«Eigentlich ist die Idee gar nichts Neues, sondern uralt», sagt Architektin Kerstin Müller. Sie gilt als Pionierin des zirkulären Bauens in der Schweiz. Will heissen: Sie verwendet Bauteile wieder, anstatt sie wegzuwerfen.
«Das hat man früher auch schon gemacht, nur geriet es mit der Zeit in Vergessenheit», sagt die Geschäftsführerin des Start-ups Zirkular, das vom Migros-Pionierfonds unterstützt wird. Insbesondere während des Baubooms in den 1950er- bis 1970er-Jahren habe man wenig Wert auf Langlebigkeit gelegt.
Abfälle in der Bauwirtschaft in Zahlen
84
Prozent aller Abfälle in der Schweiz entfallen auf den Bau. Pro Jahr sind das umgerechnet gewaltige 75 Millionen Tonnen – ein Vielfaches der Siedlungsabfälle.
500
Kilogramm Abfall pro Sekunde verursacht der Abriss von Bauten.
5
Millionen Tonnen Rückbaumaterialien werden heute auf einer Deponie abgelagert oder in einer Kehrichtverbrennungsanlage verbrannt. Immerhin werden rund 70 Prozent wiederverwertet, da es sich dabei um wichtige Sekundärrohstoffe handelt.
62
Millionen Tonnen Material setzt der Bausektor (Hoch- und Tiefbau) jährlich um. Davon machen Beton, Sand und Kies 75 Prozent aus und 9 Prozent Brennstoffe. 17 Tonnen pro Person und Jahr beträgt der Schweizer Material-Fussabdruck. Für den Planeten verträglich wären fünf bis acht.
Forschen und tüfteln
Plant Müller einen Neubau, so denkt sie heute schon an morgen. Einerseits setzt sie Materialien mit einem geringen ökologischen Fuss-abdruck wie Lehm und Stroh ein. «Andererseits arbeiten wir mit dem, was schon da ist, und schauen, dass es auch in Zukunft wiederverwendet werden kann.»
Anstatt Holz-Elemente zu verkleben, werden sie zum Beispiel verzapft. «Wir steigen auch mal ins Archiv, um alte Techniken neu zu entdecken.» Hinzu kommt aufwendige Tüftelarbeit mit Forscherinnen und Handwerkern, um alte Bauteile aufzurüsten und heutigen Standards anzupassen.
Aber woher stammen die alten Teile, die zu neuen Gebäuden werden? «Manchmal fällt jemandem im Team ein Baugerüst auf, oder wir erfahren von einem Abbruch», erzählt Müller.
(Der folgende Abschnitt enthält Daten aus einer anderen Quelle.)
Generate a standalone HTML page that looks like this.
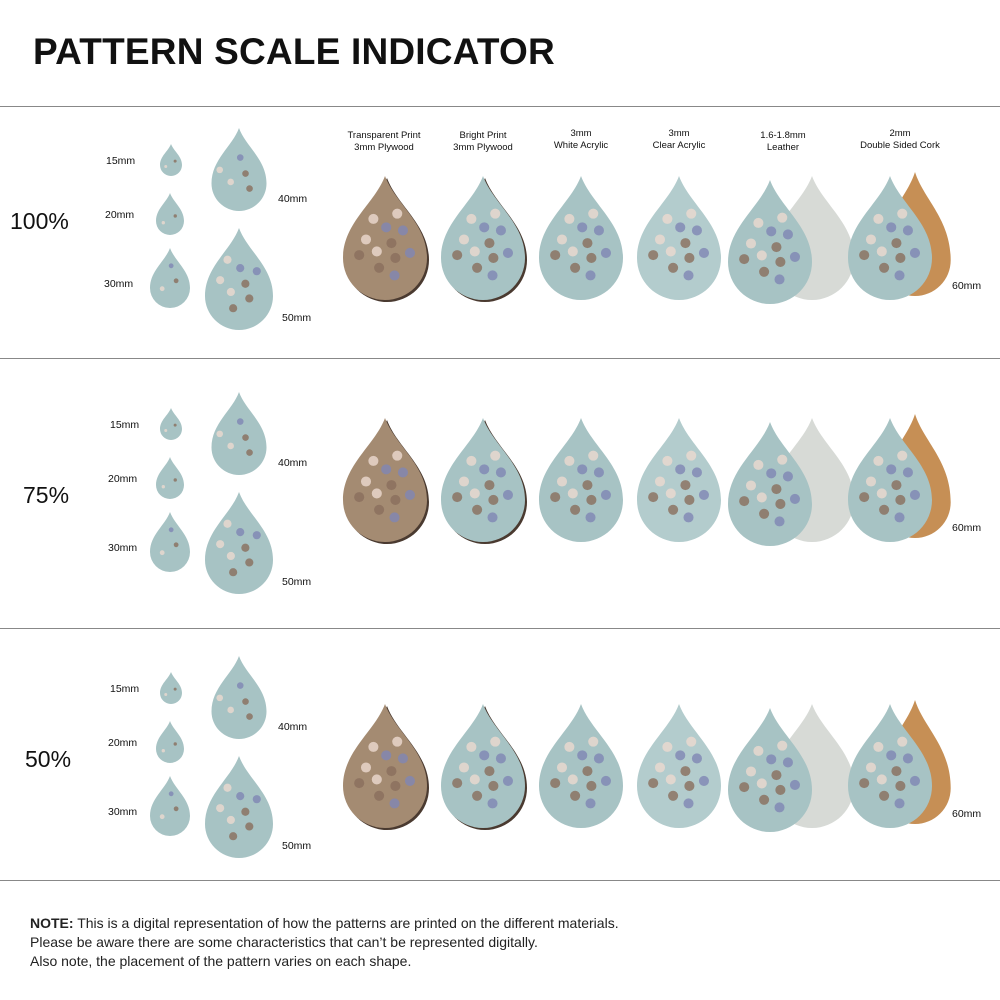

Dann schwärmen die Bauteiljägerinnen und -jäger aus und erbeuten, was gerettet werden kann.
«Inzwischen werden wir auch angerufen, um Rückbaugebäude auf wiederverwendbare Bauteile zu untersuchen.»
Kosten halten sich die Waage
Neben dem Spürsinn erfordert zirkuläres Bauen vor allem Flexibilität. «Jeder Entwurf ist eine Art Kettenreaktion, die sich mit jedem erbeuteten Bauteil weiterentwickelt», so Müller. «Re-use»-Materialien seien zwar günstiger, die Planung jedoch viel aufwendiger.
Am Schluss entsprächen die Kosten denjenigen des konventionellen Bauens. Wie das Ergebnis aussehen kann, zeigt der Kopfbau der Halle 118 in Winterthur: Mit 70 Prozent wiederverwendeten Bauteilen war er die Initialzündung zur Gründung von Zirkular.